Para estruturar estes produtos, a XP se deparou com a dificuldade de encontrar um maior número de fundos ESG na indústria doméstica. Mas como a empresa pretende fomentar o segmento, decidiu disponibilizar R$ 100 milhões para investir como seed money em assets que possam criar e manter fundos dessa categoria, revela Gustavo Pires, Sócio responsável pela Diretoria de Fundos de Investimentos. Confira a seguir a entrevista com os dois executivos da XP sobre as iniciativas e projetos da empresa:
Panorama Amec – Poderiam contextualizar a decisão de criar uma diretoria focada no ESG?

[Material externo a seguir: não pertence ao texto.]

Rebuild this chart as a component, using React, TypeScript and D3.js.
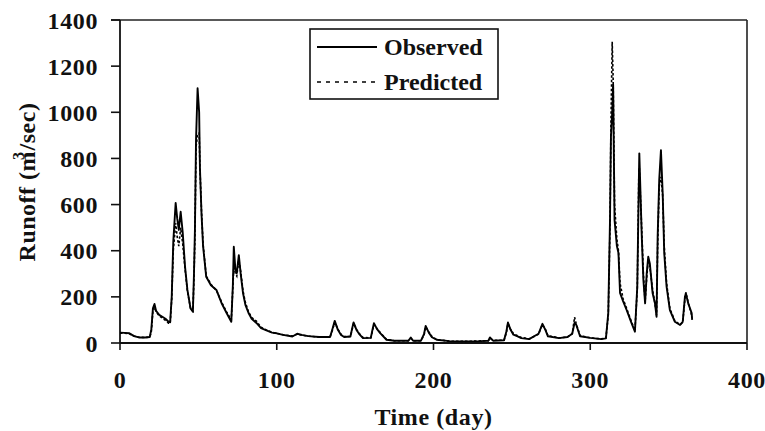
import React from "react";
import * as d3 from "d3";

const days = [
  0, 3, 6, 9, 12, 16, 19, 20, 21, 22, 23, 25, 27, 29, 31, 32, 33, 34, 35.5, 36.5, 37.5, 38.7, 40, 41.5, 43, 45, 46.5,
  47.2, 47.8, 48.5, 49.5, 50.5, 51, 52, 53, 55, 58, 61.5, 65, 68, 71, 72, 72.6, 73.6, 74.5, 75.8, 77, 78.5, 80, 82, 84,
  87, 90, 93, 97, 100, 104, 110, 113, 116, 120, 127, 134, 135.5, 137, 139, 141, 143, 147, 148, 149, 151, 152.5, 155,
  160, 161, 162, 164, 166, 170, 175, 184, 185.5, 187, 192, 194, 195, 197, 199, 202, 210, 220, 230, 235, 236, 238, 245,
  246.5, 247.5, 249, 251, 254, 256, 261, 267, 269.5, 271.5, 273, 280, 285.5, 288.5, 290, 291, 293.5, 300, 307, 310,
  311.5, 312.6, 313.2, 314, 314.6, 315.5, 317, 318, 319, 321, 323.2, 326.4, 328.5, 330, 331, 331.3, 332.8, 333.9, 335,
  336, 337, 338, 339.8, 341.3, 342.3, 343, 344, 345.1, 346.2, 347.2, 348.7, 350.8, 354, 357.3, 359, 360.4, 361, 362.5,
  364.7, 365,
];

const observed = [
  45, 44, 42, 30, 24, 24, 26, 60, 150, 169, 140, 122, 114, 105, 92, 90, 200, 440, 607, 540, 490, 569, 480, 330, 230, 150,
  136, 300, 490, 880, 1104, 1000, 757, 560, 420, 287, 250, 230, 170, 130, 92, 250, 417, 320, 303, 381, 300, 215, 165, 130,
  105, 87, 64, 56, 45, 42, 35, 28, 40, 35, 30, 26, 26, 60, 96, 57, 35, 26, 28, 60, 89, 55, 40, 21, 22, 55, 86, 60, 43, 14,
  10, 10, 24, 10, 10, 40, 74, 45, 25, 14, 8, 7, 8, 10, 24, 10, 12, 50, 89, 60, 36, 28, 21, 17, 40, 83, 55, 29, 21, 26, 40,
  88, 80, 29, 22, 17, 20, 130, 533, 894, 1000, 1120, 533, 420, 390, 217, 180, 143, 85, 49, 244, 700, 822, 476, 273, 172,
  300, 374, 345, 215, 172, 114, 461, 706, 836, 650, 390, 244, 143, 92, 78, 92, 200, 215, 172, 130, 100,
];

const predicted = [
  42, 42, 40, 30, 25, 24, 25, 50, 140, 155, 135, 118, 108, 98, 86, 84, 190, 400, 520, 460, 420, 500, 430, 320, 225, 150,
  138, 280, 460, 850, 900, 910, 760, 570, 430, 290, 255, 228, 175, 135, 100, 240, 330, 300, 290, 360, 310, 225, 175, 135,
  110, 95, 68, 58, 46, 42, 36, 30, 38, 34, 30, 26, 26, 55, 90, 60, 38, 28, 28, 55, 85, 58, 42, 24, 22, 50, 80, 62, 45, 16,
  10, 10, 20, 10, 10, 35, 70, 48, 28, 15, 8, 7, 9, 10, 20, 12, 12, 45, 85, 62, 40, 30, 24, 18, 38, 80, 58, 32, 22, 26, 40,
  112, 85, 32, 22, 18, 22, 120, 500, 950, 1306, 1150, 600, 450, 400, 260, 190, 150, 90, 55, 230, 740, 760, 500, 300, 180,
  280, 360, 330, 230, 170, 120, 420, 680, 720, 640, 420, 260, 150, 95, 80, 90, 190, 220, 175, 120, 110,
];

const xTicks = [0, 100, 200, 300, 400];
const yTicks = [0, 200, 400, 600, 800, 1000, 1200, 1400];
const seriesNames = ["Observed", "Predicted"];
const xTitle = "Time (day)";

const FONT = "'Liberation Serif', 'Times New Roman', serif";

export default function App() {
  const x = d3.scaleLinear().domain([0, 400]).range([120, 747]);
  const y = d3.scaleLinear().domain([0, 1400]).range([343, 20]);

  const obsLine = d3
    .line<number>()
    .x((_, i) => x(days[i]))
    .y((d) => y(d))(observed) as string;
  const predLine = d3
    .line<number>()
    .x((_, i) => x(days[i]))
    .y((d) => y(d))(predicted) as string;

  const x0 = x(0);
  const x1 = x(400);
  const y0 = y(0);
  const y1 = y(1400);

  return (
    <svg
      width={765}
      height={431}
      style={{ position: "absolute", left: 0, top: 0, background: "#fff" }}
      fontFamily={FONT}
      fontWeight="bold"
    >
      <rect x={0} y={0} width={765} height={431} fill="#fff" />
      {/* frame */}
      <line x1={x0 - 9} x2={x1} y1={y1} y2={y1} stroke="#222" strokeWidth={1.6} />
      <line x1={x1} x2={x1} y1={y1} y2={y0} stroke="#222" strokeWidth={1.6} />
      <line x1={x0} x2={x0} y1={y1} y2={y0} stroke="#111" strokeWidth={1.8} />
      <line x1={x0} x2={x1} y1={y0} y2={y0} stroke="#111" strokeWidth={1.8} />

      {/* y ticks */}
      {yTicks.map((t) => (
        <g key={"y" + t}>
          <line x1={x0 - 9} x2={x0} y1={y(t)} y2={y(t)} stroke="#111" strokeWidth={1.6} />
          <text
            x={98}
            y={y(t)}
            dy="0.36em"
            textAnchor="end"
            fontSize={24}
            letterSpacing={0.6}
            fill="#111"
          >
            {t}
          </text>
        </g>
      ))}

      {/* x ticks */}
      {xTicks.map((t) => (
        <g key={"x" + t}>
          <line x1={x(t)} x2={x(t)} y1={y0} y2={y0 + 7} stroke="#111" strokeWidth={1.6} />
          <text
            x={x(t)}
            y={388}
            textAnchor="middle"
            fontSize={24}
            letterSpacing={0.6}
            fill="#111"
          >
            {t}
          </text>
        </g>
      ))}

      {/* series */}
      <path d={obsLine} fill="none" stroke="#000" strokeWidth={1.9} strokeLinejoin="round" />
      <path
        d={predLine}
        fill="none"
        stroke="#000"
        strokeWidth={1.6}
        strokeDasharray="2.5,2"
      />

      {/* legend */}
      <rect x={310} y={29} width={188} height={70} fill="#fff" stroke="#111" strokeWidth={1.6} />
      <line x1={317} x2={377} y1={47} y2={47} stroke="#000" strokeWidth={1.8} />
      <text x={384} y={55} fontSize={24} fill="#111">
        {seriesNames[0]}
      </text>
      <line x1={317} x2={377} y1={82} y2={82} stroke="#000" strokeWidth={1.6} strokeDasharray="4,5" />
      <text x={384} y={90} fontSize={24} fill="#111">
        {seriesNames[1]}
      </text>

      {/* axis titles */}
      <text x={(x0 + x1) / 2} y={425} textAnchor="middle" fontSize={24} letterSpacing={0.6} fill="#111">
        {xTitle}
      </text>
      <text
        transform="translate(35,182) rotate(-90)"
        textAnchor="middle"
        fontSize={24}
        letterSpacing={0.5}
        fill="#111"
      >
        Runoff (m
        <tspan fontSize={16} dx={-9} dy={-11}>
          3
        </tspan>
        <tspan dy={11} dx={1}>
          /sec)
        </tspan>
      </text>
    </svg>
  );
}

Marta Pinheiro – Vínhamos discutindo na XP há algum tempo os temas de ESG, que já estavam disseminados na empresa, mas que agora ganham nova abordagem. Antes já vínhamos realizando uma série de ações dispersas. Fomos nos familiarizando com o ESG e nos posicionando quanto a isso. Foi então que tomamos a decisão de criar a nova diretoria, como forma de avançar da maneira como gostaríamos. A decisão tem o objetivo de provocar um impacto no mercado e discutir o tema junto aos nossos clientes. Temos a finalidade de provocar todo o ecossistema onde estamos inseridos, precisamos de bastante foco e intensidade.
Como prevê a mudança da atuação da XP em relação aos stakeholders nessas questões?
Marta – A ideia é que a XP vá se tornando uma referência nas práticas ESG. Com isso queremos induzir mudanças em relação aos gestores, emissores, clientes, agentes autônomos, reguladores, enfim, todos que estão à nossa volta. Queremos influenciar a todos para que o ESG deixe de ser um assunto adicional, como apenas uma pauta a mais, para que passe a permear todos os assuntos e que de fato seja abrangente.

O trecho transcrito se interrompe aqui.